Other candidates in the field include businessman Steve Pemberton, labor attorney Shannon Liss-Riordan, and former Senate candidate Allen Waters.
In his speech, Kennedy did not mention Markey, who has served in Congress since 1976 and as a Massachusetts Senator since 2013. The incumbent did challenge Kennedy and his other primary opponents to a debate on climate change in November in a video released on Twitter Saturday morning.
Although Kennedy is 35 years younger, he insisted that it wouldn’t be a talking point in his campaign, pointing to his support of presidential candidate Elizabeth Warren, and Speaker of the House of Representatives Nancy Pelosi.
“This is not about age, this is about vision, leadership, and energy that needs to be engaged to fix the issues that have divided our country so deeply,” Kennedy said.
The Brighton native comes from a long line of political leaders, stemming from his great-uncle, John F. Kennedy, who served as the 35th President of the United States until his assassination in November 1963.
Kennedy plans to tour around Massachusetts for the next three days, stopping in Boston, Salem, and Worcester among other cities.
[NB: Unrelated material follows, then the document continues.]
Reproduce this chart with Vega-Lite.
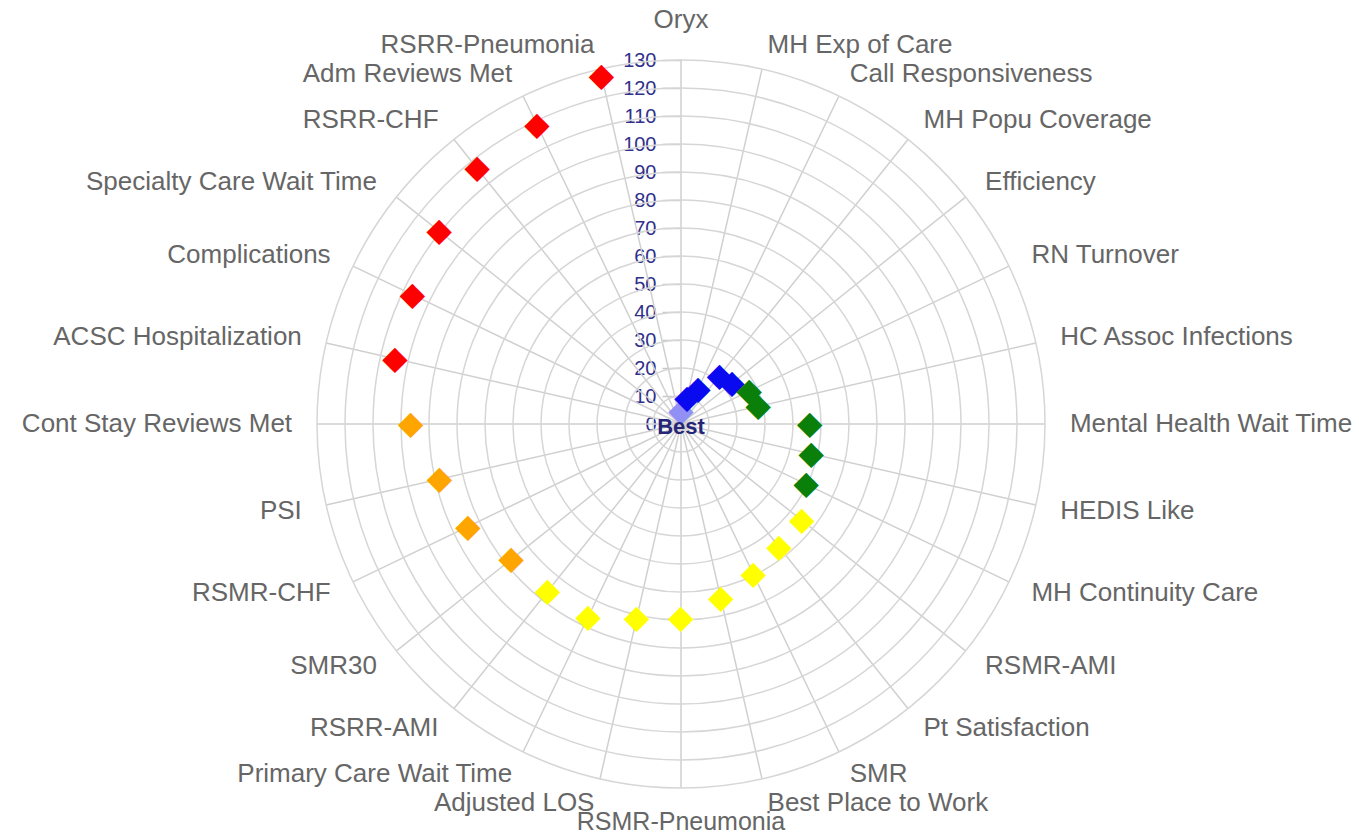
{
  "$schema": "https://vega.github.io/schema/vega-lite/v6.json",
  "width": 728,
  "height": 728,
  "autosize": {"type": "none"},
  "padding": {"left": 317, "top": 60, "right": 314, "bottom": 50},
  "background": "white",
  "config": {"view": {"stroke": null}},
  "datasets": {
    "measures": [
      {"idx": 0, "name": "Oryx", "value": 4.6, "tier": "Best"},
      {"idx": 1, "name": "MH Exp of Care", "value": 9.5, "tier": "Q1"},
      {"idx": 2, "name": "Call Responsiveness", "value": 14, "tier": "Q1"},
      {"idx": 3, "name": "MH Popu Coverage", "value": 22, "tier": "Q1"},
      {"idx": 4, "name": "Efficiency", "value": 23.3, "tier": "Q1"},
      {"idx": 5, "name": "RN Turnover", "value": 27, "tier": "Q2"},
      {"idx": 6, "name": "HC Assoc Infections", "value": 28.3, "tier": "Q2"},
      {"idx": 7, "name": "Mental Health Wait Time", "value": 46, "tier": "Q2"},
      {"idx": 8, "name": "HEDIS Like", "value": 47.7, "tier": "Q2"},
      {"idx": 9, "name": "MH Continuity Care", "value": 49.6, "tier": "Q2"},
      {"idx": 10, "name": "RSMR-AMI", "value": 55.2, "tier": "Q3"},
      {"idx": 11, "name": "Pt Satisfaction", "value": 56.3, "tier": "Q3"},
      {"idx": 12, "name": "SMR", "value": 59.6, "tier": "Q3"},
      {"idx": 13, "name": "Best Place to Work", "value": 63.9, "tier": "Q3"},
      {"idx": 14, "name": "RSMR-Pneumonia", "value": 69.4, "tier": "Q3"},
      {"idx": 15, "name": "Adjusted LOS", "value": 71.2, "tier": "Q3"},
      {"idx": 16, "name": "Primary Care Wait Time", "value": 76.4, "tier": "Q3"},
      {"idx": 17, "name": "RSRR-AMI", "value": 76.4, "tier": "Q3"},
      {"idx": 18, "name": "SMR30", "value": 77.6, "tier": "Q4"},
      {"idx": 19, "name": "RSMR-CHF", "value": 84.5, "tier": "Q4"},
      {"idx": 20, "name": "PSI", "value": 88.5, "tier": "Q4"},
      {"idx": 21, "name": "Cont Stay Reviews Met", "value": 96.5, "tier": "Q4"},
      {"idx": 22, "name": "ACSC Hospitalization", "value": 104.8, "tier": "Q5"},
      {"idx": 23, "name": "Complications", "value": 106.5, "tier": "Q5"},
      {"idx": 24, "name": "Specialty Care Wait Time", "value": 110.5, "tier": "Q5"},
      {"idx": 25, "name": "RSRR-CHF", "value": 116.8, "tier": "Q5"},
      {"idx": 26, "name": "Adm Reviews Met", "value": 118.5, "tier": "Q5"},
      {"idx": 27, "name": "RSRR-Pneumonia", "value": 127.5, "tier": "Q5"}
    ],
    "center": [{"label": "Best"}]
  },
  "layer": [
    {
      "data": {"name": "measures"},
      "mark": {"type": "arc", "filled": false, "stroke": "#d0d0d0", "strokeWidth": 1.5},
      "encoding": {
        "theta": {"field": "idx", "type": "quantitative", "stack": false, "scale": {"domain": [0, 28], "range": [0, 6.283185307179586]}},
        "theta2": {"field": "idx"},
        "radius": {"datum": 130, "type": "quantitative", "scale": {"type": "linear", "domain": [0, 130], "range": [0, 364], "nice": false, "zero": true}}
      }
    },
    {
      "data": {"name": "center"},
      "layer": [
        {"mark": {"type": "arc", "theta": 0, "theta2": 6.2832, "filled": false, "stroke": "#d6d6d6", "strokeWidth": 1.5}, "encoding": {"radius": {"datum": 10, "type": "quantitative"}}},
        {"mark": {"type": "arc", "theta": 0, "theta2": 6.2832, "filled": false, "stroke": "#d6d6d6", "strokeWidth": 1.5}, "encoding": {"radius": {"datum": 20, "type": "quantitative"}}},
        {"mark": {"type": "arc", "theta": 0, "theta2": 6.2832, "filled": false, "stroke": "#d6d6d6", "strokeWidth": 1.5}, "encoding": {"radius": {"datum": 30, "type": "quantitative"}}},
        {"mark": {"type": "arc", "theta": 0, "theta2": 6.2832, "filled": false, "stroke": "#d6d6d6", "strokeWidth": 1.5}, "encoding": {"radius": {"datum": 40, "type": "quantitative"}}},
        {"mark": {"type": "arc", "theta": 0, "theta2": 6.2832, "filled": false, "stroke": "#d6d6d6", "strokeWidth": 1.5}, "encoding": {"radius": {"datum": 50, "type": "quantitative"}}},
        {"mark": {"type": "arc", "theta": 0, "theta2": 6.2832, "filled": false, "stroke": "#d6d6d6", "strokeWidth": 1.5}, "encoding": {"radius": {"datum": 60, "type": "quantitative"}}},
        {"mark": {"type": "arc", "theta": 0, "theta2": 6.2832, "filled": false, "stroke": "#d6d6d6", "strokeWidth": 1.5}, "encoding": {"radius": {"datum": 70, "type": "quantitative"}}},
        {"mark": {"type": "arc", "theta": 0, "theta2": 6.2832, "filled": false, "stroke": "#d6d6d6", "strokeWidth": 1.5}, "encoding": {"radius": {"datum": 80, "type": "quantitative"}}},
        {"mark": {"type": "arc", "theta": 0, "theta2": 6.2832, "filled": false, "stroke": "#d6d6d6", "strokeWidth": 1.5}, "encoding": {"radius": {"datum": 90, "type": "quantitative"}}},
        {"mark": {"type": "arc", "theta": 0, "theta2": 6.2832, "filled": false, "stroke": "#d6d6d6", "strokeWidth": 1.5}, "encoding": {"radius": {"datum": 100, "type": "quantitative"}}},
        {"mark": {"type": "arc", "theta": 0, "theta2": 6.2832, "filled": false, "stroke": "#d6d6d6", "strokeWidth": 1.5}, "encoding": {"radius": {"datum": 110, "type": "quantitative"}}},
        {"mark": {"type": "arc", "theta": 0, "theta2": 6.2832, "filled": false, "stroke": "#d6d6d6", "strokeWidth": 1.5}, "encoding": {"radius": {"datum": 120, "type": "quantitative"}}},
        {"mark": {"type": "arc", "theta": 0, "theta2": 6.2832, "filled": false, "stroke": "#d6d6d6", "strokeWidth": 1.5}, "encoding": {"radius": {"datum": 130, "type": "quantitative"}}}
      ]
    },
    {
      "data": {"name": "measures"},
      "mark": {"type": "text", "font": "DejaVu Sans", "fontSize": 33, "align": "center", "baseline": "middle"},
      "encoding": {
        "theta": {"field": "idx", "type": "quantitative", "stack": false},
        "radius": {"field": "value", "type": "quantitative"},
        "text": {"value": "◆"},
        "color": {"field": "tier", "type": "nominal", "legend": null,
          "scale": {"domain": ["Best", "Q1", "Q2", "Q3", "Q4", "Q5"], "range": ["#9090f5", "#0a0af0", "#0a800a", "#ffff00", "#ffa500", "#ff0000"]}}
      }
    },
    {
      "data": {"name": "measures"},
      "transform": [{"filter": "datum.idx > 0 && datum.idx < 14"}],
      "mark": {"type": "text", "font": "Liberation Sans", "fontSize": 26, "align": "left", "baseline": "middle", "color": "#666666"},
      "encoding": {
        "theta": {"field": "idx", "type": "quantitative", "stack": false},
        "radius": {"datum": 138.9, "type": "quantitative"},
        "text": {"field": "name"}
      }
    },
    {
      "data": {"name": "measures"},
      "transform": [{"filter": "datum.idx > 14"}],
      "mark": {"type": "text", "font": "Liberation Sans", "fontSize": 26, "align": "right", "baseline": "middle", "color": "#666666"},
      "encoding": {
        "theta": {"field": "idx", "type": "quantitative", "stack": false},
        "radius": {"datum": 138.9, "type": "quantitative"},
        "text": {"field": "name"}
      }
    },
    {
      "data": {"name": "measures"},
      "transform": [{"filter": "datum.idx == 0"}],
      "mark": {"type": "text", "font": "Liberation Sans", "fontSize": 26, "align": "center", "baseline": "middle", "color": "#666666"},
      "encoding": {
        "theta": {"field": "idx", "type": "quantitative", "stack": false},
        "radius": {"datum": 144.3, "type": "quantitative"},
        "text": {"field": "name"}
      }
    },
    {
      "data": {"name": "measures"},
      "transform": [{"filter": "datum.idx == 14"}],
      "mark": {"type": "text", "font": "Liberation Sans", "fontSize": 25, "align": "center", "baseline": "middle", "color": "#666666"},
      "encoding": {
        "theta": {"field": "idx", "type": "quantitative", "stack": false},
        "radius": {"datum": 142.2, "type": "quantitative"},
        "text": {"field": "name"}
      }
    },
    {
      "data": {"name": "center"},
      "mark": {"type": "text", "font": "Liberation Sans", "fontSize": 22, "fontWeight": "bold", "color": "#262678", "align": "center", "baseline": "middle", "dy": 3},
      "encoding": {
        "text": {"field": "label"},
        "y": {"datum": 0, "type": "quantitative",
          "scale": {"domain": [-130, 130], "nice": false},
          "axis": {"values": [0, 10, 20, 30, 40, 50, 60, 70, 80, 90, 100, 110, 120, 130],
            "domain": false, "grid": false, "ticks": true, "tickSize": 19, "tickColor": "#c8c8c8", "tickWidth": 1.5,
            "labelColor": "#30308a", "labelFontSize": 20, "labelFont": "Liberation Sans", "labelPadding": 6,
            "labelOverlap": false, "labelFlush": false, "offset": -364, "title": null}}
      }
    }
  ]
}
A poll conducted by Suffolk University and the Boston Globe found that Kennedy currently holds a nine-point edge over the rest of the five-candidate field among likely Democratic primary voters.
The poll also found that in a head-to-head matchup between Kennedy and Markey, the 38-year-old congressman leads Markey 42 to 28, a 14 point gap.
None of the other three candidates in the race polled above one percent, as 36 percent of voters still remain undecided.
Even though Kennedy currently holds a sizable lead in the race, Markey has been previously endorsed by multiple high-profile Democrats, including Congresswoman Alexandria Ocasio-Cortez, whom he worked with to push the Green New Deal, and presidential candidate Elizabeth Warren, his senate colleague.